Tuesday, September 13, 2011

Seriously: This Program really will solve the jobs crisis

Honest. This will work. I've run it by an actual economist and everything.

So far, no-one has been able to poke holes in this idea from a macroeconomic point of view. The quibbles have all been about the nature of the compensation. Look, it may well be true that YOU can't live on ten bucks an hour (a figure I settled on mostly because it made the math easy). But lots of people can. Lots of people wish they made that much.

The Program is one of those "employer of last resort" dealies. "Last resort" employment is directed at people who are desperate. If you've been unemployed for more than a year, you ought to be feeling desperate indeed.
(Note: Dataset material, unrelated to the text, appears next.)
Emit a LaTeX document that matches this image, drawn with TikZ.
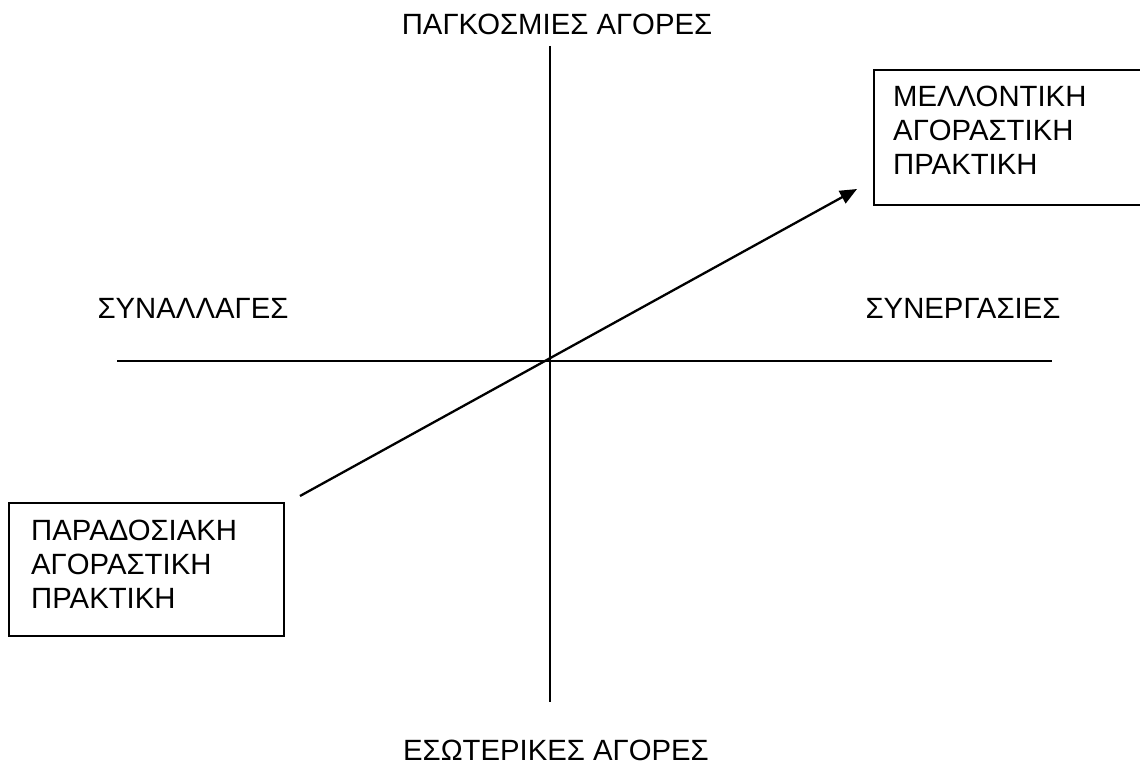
\documentclass[tikz,border=0pt]{standalone}
\usepackage{fontspec}
\setmainfont{Liberation Sans}
\usetikzlibrary{arrows.meta}
\begin{document}
\begin{tikzpicture}[x=1pt,y=-1pt,
  axisline/.style={line width=2.2pt},
  boxframe/.style={draw, line width=2pt, inner sep=0pt},
  lbl/.style={font=\fontsize{29.3}{34}\selectfont, inner sep=0pt},
  boxtext/.style={lbl, align=left, anchor=base west},
  shiftarrow/.style={line width=2.3pt, -{Triangle[length=17pt,width=14pt]}}]
\useasboundingbox (0,0) rectangle (1140,767);

% axes
\coordinate (top) at (550,46);
\coordinate (bottom) at (550,702);
\coordinate (left) at (117,361);
\coordinate (right) at (1052,361);
\draw[axisline] (top) -- (bottom);
\draw[axisline] (left) -- (right);

% axis labels
\node[lbl, anchor=base] (global) at (557,35) {ΠΑΓΚΟΣΜΙΕΣ ΑΓΟΡΕΣ};
\node[lbl, anchor=base] (domestic) at (556,760) {ΕΣΩΤΕΡΙΚΕΣ ΑΓΟΡΕΣ};
\node[lbl, anchor=base] (transactions) at (193,318) {ΣΥΝΑΛΛΑΓΕΣ};
\node[lbl, anchor=base] (partnerships) at (963,318) {ΣΥΝΕΡΓΑΣΙΕΣ};

% purchasing practice boxes (text placed by the baseline of its last line)
\node[boxframe, minimum width=271pt, minimum height=135pt, anchor=north west] (futurebox) at (873,69) {};
\node[boxtext] (future) at (893,175) {ΜΕΛΛΟΝΤΙΚΗ\\ΑΓΟΡΑΣΤΙΚΗ\\ΠΡΑΚΤΙΚΗ};

\node[boxframe, minimum width=275pt, minimum height=133pt, anchor=north west] (pastbox) at (8,502) {};
\node[boxtext] (past) at (31,608) {ΠΑΡΑΔΟΣΙΑΚΗ\\ΑΓΟΡΑΣΤΙΚΗ\\ΠΡΑΚΤΙΚΗ};

% shift from traditional to future practice
\coordinate (shiftstart) at (300,496);
\coordinate (shiftend) at (857,189);
\draw[shiftarrow] (shiftstart) -- (shiftend);
\end{tikzpicture}
\end{document}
Remember: The best way to raise wages across the board is for the country to attain full employment. This plan will do that. For precisely that reason, the big corporations would probably try to squelch the idea. Mass unemployment depresses the cost of labor. That's why so many companies are doing well right now, even though we remain mired in a recession.

Once again, I present...The Program. This time pay attention, dammit. 

*  *  *

We've devoted the last few posts to Obama's "jobs" plan, which is mostly a matter of tax cuts. Tax cuts don't work. Payroll tax cuts make life easier for people who already have jobs, but they won't create jobs, and they won't make funding Social Security any easier.
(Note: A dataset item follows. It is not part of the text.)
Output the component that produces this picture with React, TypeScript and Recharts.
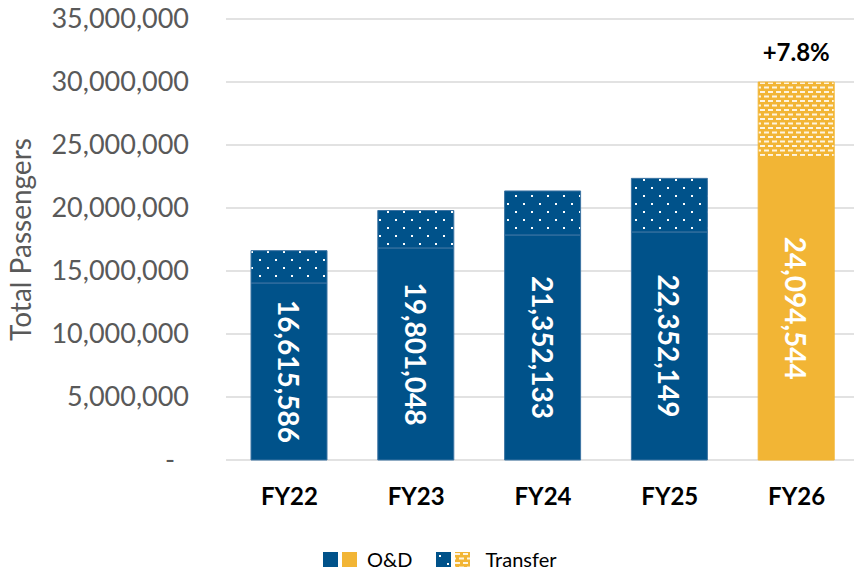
import React from 'react';
import { BarChart, Bar, XAxis, YAxis, CartesianGrid, Cell, LabelList, Legend } from 'recharts';

const years = ['FY22', 'FY23', 'FY24', 'FY25', 'FY26'];
const odValues = [14050000, 16830000, 17860000, 18100000, 24094544];
const transferValues = [2565586, 2971048, 3492133, 4252149, 5900000];
const barLabels = ['16,615,586', '19,801,048', '21,352,133', '22,352,149', '24,094,544'];
const growthLabels = ['', '', '', '', '+7.8%'];
const yTicks = [0, 5000000, 10000000, 15000000, 20000000, 25000000, 30000000, 35000000];

const BLUE = '#00528A';
const GOLD = '#F2B535';
const FONT = 'Lato, "Open Sans", sans-serif';

const data = years.map((year, i) => ({
  year,
  od: odValues[i],
  transfer: transferValues[i],
}));

const YTick = (props: any) => {
  const { x, y, payload } = props;
  const isZero = payload.value === 0;
  return (
    <text x={isZero ? x - 14 : x} y={y} dy="0.35em" textAnchor="end" fill="#595959" fontSize={27} fontFamily={FONT}>
      {isZero ? '-' : payload.value.toLocaleString('en-US')}
    </text>
  );
};

const OdLabel = (props: any) => {
  const { x, y, width, height, index } = props;
  const cx = x + width / 2;
  const cy = y + height / 2;
  return (
    <text x={cx} y={cy} transform={`rotate(90 ${cx} ${cy})`} textAnchor="middle" dominantBaseline="central"
      fill="#FFFFFF" fontSize={28} fontWeight="bold" fontFamily={FONT}>
      {barLabels[index]}
    </text>
  );
};

const GrowthLabel = (props: any) => {
  const { x, y, width, index } = props;
  if (!growthLabels[index]) return null;
  return (
    <text x={x + width / 2} y={y - 21} textAnchor="middle" fill="#000000" fontSize={24} fontWeight="bold" fontFamily={FONT}>
      {growthLabels[index]}
    </text>
  );
};

const Swatch = ({ fill }: { fill: string }) => (
  <svg width={15} height={15} style={{ marginRight: 4 }}>
    <rect x={0} y={0} width={15} height={15} fill={fill} />
  </svg>
);

const LegendContent = () => (
  <div style={{ display: 'flex', alignItems: 'center', paddingLeft: 323, height: 40, fontFamily: FONT, fontSize: 20, color: '#000' }}>
    <Swatch fill={BLUE} />
    <Swatch fill={GOLD} />
    <span style={{ marginLeft: 6, marginRight: 24 }}>O&amp;D</span>
    <Swatch fill="url(#dotsBlue)" />
    <Swatch fill="url(#dotsGold)" />
    <span style={{ marginLeft: 11 }}>Transfer</span>
  </div>
);

export default function App() {
  return (
    <div style={{ position: 'absolute', left: 0, top: 0, width: 854, height: 579, overflow: 'hidden', background: '#fff' }}>
      <BarChart width={860} height={579} data={data} margin={{ top: 19, right: 0, bottom: 0, left: 0 }} barSize={76}>
        <defs>
          <pattern id="dotsBlue" width={16} height={16} patternUnits="userSpaceOnUse">
            <rect x={0} y={0} width={16} height={16} fill={BLUE} />
            <rect x={3} y={3} width={2} height={2} fill="#FFFFFF" />
            <rect x={11} y={11} width={2} height={2} fill="#FFFFFF" />
          </pattern>
          <pattern id="dotsGold" width={8} height={9} patternUnits="userSpaceOnUse">
            <rect x={0} y={0} width={8} height={9} fill={GOLD} />
            <rect x={0} y={1} width={5} height={2} fill="#FFFFFF" fillOpacity={0.85} />
            <rect x={4} y={5.5} width={5} height={2} fill="#FFFFFF" fillOpacity={0.85} />
            <rect x={-4} y={5.5} width={5} height={2} fill="#FFFFFF" fillOpacity={0.85} />
          </pattern>
        </defs>
        <CartesianGrid vertical={false} stroke="#D9D9D9" strokeWidth={1.5} />
        <XAxis
          dataKey="year"
          axisLine={false}
          tickLine={false}
          tickSize={0}
          tickMargin={28}
          height={79}
          tick={{ fill: '#000000', fontSize: 24, fontWeight: 'bold', fontFamily: FONT }}
        />
        <YAxis
          width={226}
          domain={[0, 35000000]}
          ticks={yTicks}
          axisLine={false}
          tickLine={false}
          tickSize={0}
          tickMargin={37}
          tick={<YTick />}
          label={{ value: 'Total Passengers', angle: -90, position: 'insideLeft', offset: 21, fill: '#595959', fontSize: 28, fontFamily: FONT, style: { textAnchor: 'middle' } }}
        />
        <Legend verticalAlign="bottom" align="left" content={<LegendContent />} wrapperStyle={{ height: 40 }} />
        <Bar dataKey="od" stackId="a" isAnimationActive={false} name="O&D">
          {data.map((d, i) => (
            <Cell key={d.year} fill={i === 4 ? GOLD : BLUE} stroke={i === 4 ? GOLD : '#3D74A3'} strokeWidth={1} />
          ))}
          <LabelList dataKey="od" content={<OdLabel />} />
        </Bar>
        <Bar dataKey="transfer" stackId="a" isAnimationActive={false} name="Transfer">
          {data.map((d, i) => (
            <Cell key={d.year} fill={i === 4 ? 'url(#dotsGold)' : 'url(#dotsBlue)'} stroke={i === 4 ? GOLD : '#3D74A3'} strokeWidth={1} />
          ))}
          <LabelList dataKey="transfer" content={<GrowthLabel />} />
        </Bar>
      </BarChart>
    </div>
  );
}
How many jobs would Obama's plan create? No-one can say for sure. The folks at Moody's tell us that the plan would generate 2.6 million new jobs. Of course, the Moody's crew helped get us into this mess when they handed out AAA ratings to crap securities backed by crap mortgages, so forgive me if I remain un-awed by their genius.
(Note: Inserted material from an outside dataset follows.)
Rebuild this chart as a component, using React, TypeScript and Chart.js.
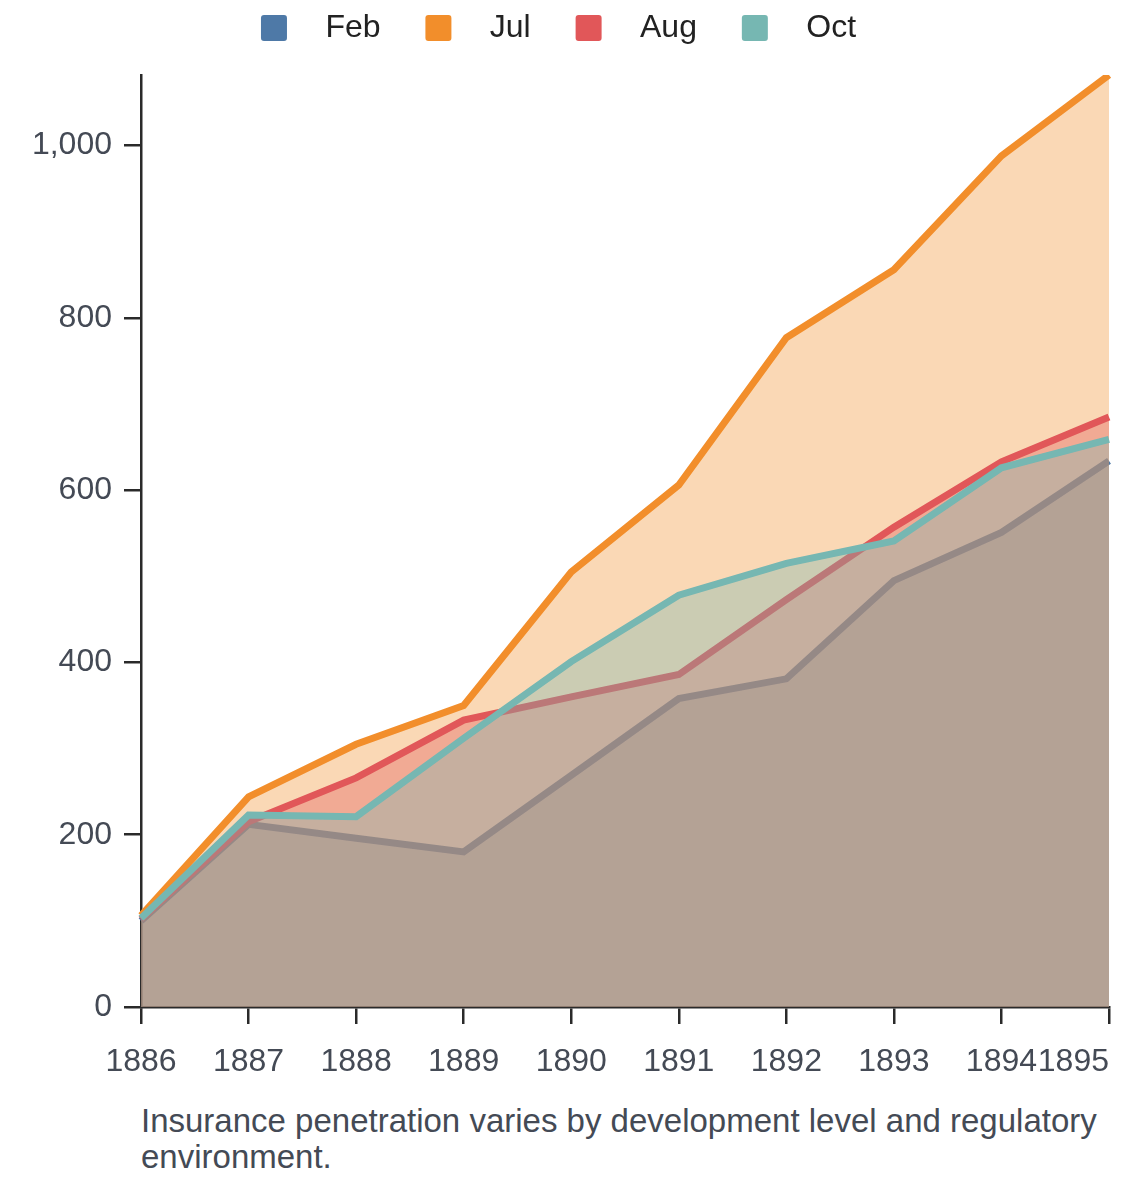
import { useEffect, useRef } from "react";
import { Chart, registerables, ChartConfiguration, Plugin } from "chart.js";

Chart.register(...registerables);

const years = ["1886", "1887", "1888", "1889", "1890", "1891", "1892", "1893", "1894", "1895"];
const febValues = [100, 212, 196, 180, 269, 358, 381, 495, 551, 634];
const julValues = [106, 244, 305, 350, 505, 606, 777, 856, 988, 1082];
const augValues = [102, 215, 266, 333, 360, 386, 473, 557, 633, 685];
const octValues = [103, 223, 221, 312, 401, 478, 515, 541, 626, 659];
const yTicks = [0, 200, 400, 600, 800, 1000];

const caption =
  "Insurance penetration varies by development level and regulatory environment.";

const FONT = "'Liberation Sans', Arial, sans-serif";

const rgba = (hex: string, a: number) => {
  const n = parseInt(hex.slice(1), 16);
  return `rgba(${(n >> 16) & 255}, ${(n >> 8) & 255}, ${n & 255}, ${a})`;
};

// last x label sits flush with the right edge, like the original
const lastLabelRight: Plugin<"line"> = {
  id: "lastLabelRight",
  beforeDraw(chart) {
    const x = chart.scales.x as any;
    const items = x.getLabelItems(chart.chartArea);
    if (items.length) items[items.length - 1].options.textAlign = "right";
  },
};

// keep the legend tight at the top but reserve room down to the plot
const legendRoom: Plugin<"line"> = {
  id: "legendRoom",
  beforeLayout(chart) {
    const lg: any = (chart as any).legend;
    if (!lg || lg._roomFixed) return;
    const fit = lg.fit.bind(lg);
    lg.fit = () => {
      fit();
      lg.height = 67;
    };
    lg._roomFixed = true;
  },
};

const App = () => {
  const canvasRef = useRef<HTMLCanvasElement | null>(null);
  const chartRef = useRef<Chart<"line"> | null>(null);

  useEffect(() => {
    if (!canvasRef.current) return;
    const ctx = canvasRef.current.getContext("2d");
    if (!ctx) return;
    if (chartRef.current) chartRef.current.destroy();

    const series = [
      { label: "Feb", data: febValues, color: "#4e79a7", order: 4 },
      { label: "Jul", data: julValues, color: "#f28e2b", order: 3 },
      { label: "Aug", data: augValues, color: "#e15759", order: 2 },
      { label: "Oct", data: octValues, color: "#76b7b2", order: 1 },
    ];

    const axisColor = "#2a2a2a";
    const tickColor = "#444a55";

    const config: ChartConfiguration<"line"> = {
      type: "line",
      data: {
        labels: years,
        datasets: series.map((s) => ({
          label: s.label,
          data: s.data,
          order: s.order,
          borderColor: s.color,
          backgroundColor: rgba(s.color, 0.35),
          borderWidth: 7,
          pointRadius: 0,
          pointHoverRadius: 0,
          tension: 0,
          fill: "origin",
        })),
      },
      options: {
        responsive: true,
        maintainAspectRatio: false,
        animation: false,
        layout: { padding: { right: 23 } },
        plugins: {
          tooltip: { enabled: false },
          legend: {
            position: "top",
            labels: {
              color: "#222",
              font: { family: FONT, size: 32 },
              boxWidth: 26,
              boxHeight: 26,
              padding: 4,
              useBorderRadius: true,
              borderRadius: 3,
              generateLabels: (chart) =>
                Chart.defaults.plugins.legend.labels
                  .generateLabels(chart)
                  .sort((a, b) => (a.datasetIndex ?? 0) - (b.datasetIndex ?? 0))
                  .map((item, i, all) => ({
                    ...item,
                    text:
                      "\u2002\u2009" + item.text + (i < all.length - 1 ? "\u2003 " : ""),
                    fillStyle: series[item.datasetIndex ?? 0].color,
                    strokeStyle: series[item.datasetIndex ?? 0].color,
                    lineWidth: 0,
                  })),
            },
          },
        },
        scales: {
          x: {
            grid: {
              display: true,
              drawOnChartArea: false,
              drawTicks: true,
              tickLength: 17,
              color: axisColor,
              lineWidth: 2.5,
            },
            border: { color: axisColor, width: 2.5 },
            ticks: {
              color: tickColor,
              font: { family: FONT, size: 32 },
              padding: 19,
              maxRotation: 0,
              autoSkip: false,
            },
            afterFit: (s: any) => {
              s.paddingRight = 0;
              s.height = 89;
            },
          },
          y: {
            min: 0,
            max: Math.max(...julValues, ...augValues, ...octValues, ...febValues),
            afterBuildTicks: (s: any) => {
              s.ticks = yTicks.map((v) => ({ value: v }));
            },
            grid: {
              display: true,
              drawOnChartArea: false,
              drawTicks: true,
              tickLength: 17,
              color: axisColor,
              lineWidth: 2.5,
            },
            border: { color: axisColor, width: 2.5 },
            ticks: {
              color: tickColor,
              font: { family: FONT, size: 32 },
              padding: 12,
              callback: (v) => Number(v).toLocaleString("en-US"),
            },
            afterFit: (s: any) => {
              s.width = 133;
            },
          },
        },
      },
      plugins: [lastLabelRight, legendRoom],
    };

    chartRef.current = new Chart(ctx, config);
    return () => {
      if (chartRef.current) {
        chartRef.current.destroy();
        chartRef.current = null;
      }
    };
  }, []);

  return (
    <div style={{ width: 1124, fontFamily: FONT }}>
      <div style={{ position: "relative", height: 1088 }}>
        <canvas ref={canvasRef}></canvas>
      </div>
      <div
        style={{
          marginTop: 7,
          marginLeft: 133,
          width: 975,
          fontSize: 33,
          lineHeight: "36px",
          color: "#444a55",
        }}
      >
        {caption}
      </div>
    </div>
  );
};

export default App;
For the sake of argument, let's say they are right. How much will each job cost?

The calculation is simple. (Here's a calculator.) Obama's proposal will cost $447,000,000,000. Dividing that number by 2,600,000 gives us $171,923 per job. I'd find that result more encouraging if the amount of jobs we got for the money was sufficient. But 2.6 million jobs aren't enough.

Presumably, if more people have jobs, demand will increase, which will stimulate new business. Even so, I think Moody's pulled that 2.6 million number out of its collective rectum. Aside from the tax cuts, most of Obama's program will go toward maintaining unemployment insurance and giving aid to the states. Those moves will preserve the status quo. I guess it would be better to preserve the status quo than to let things become even worse. But let's face it -- the status quo sucks; we need more radical action.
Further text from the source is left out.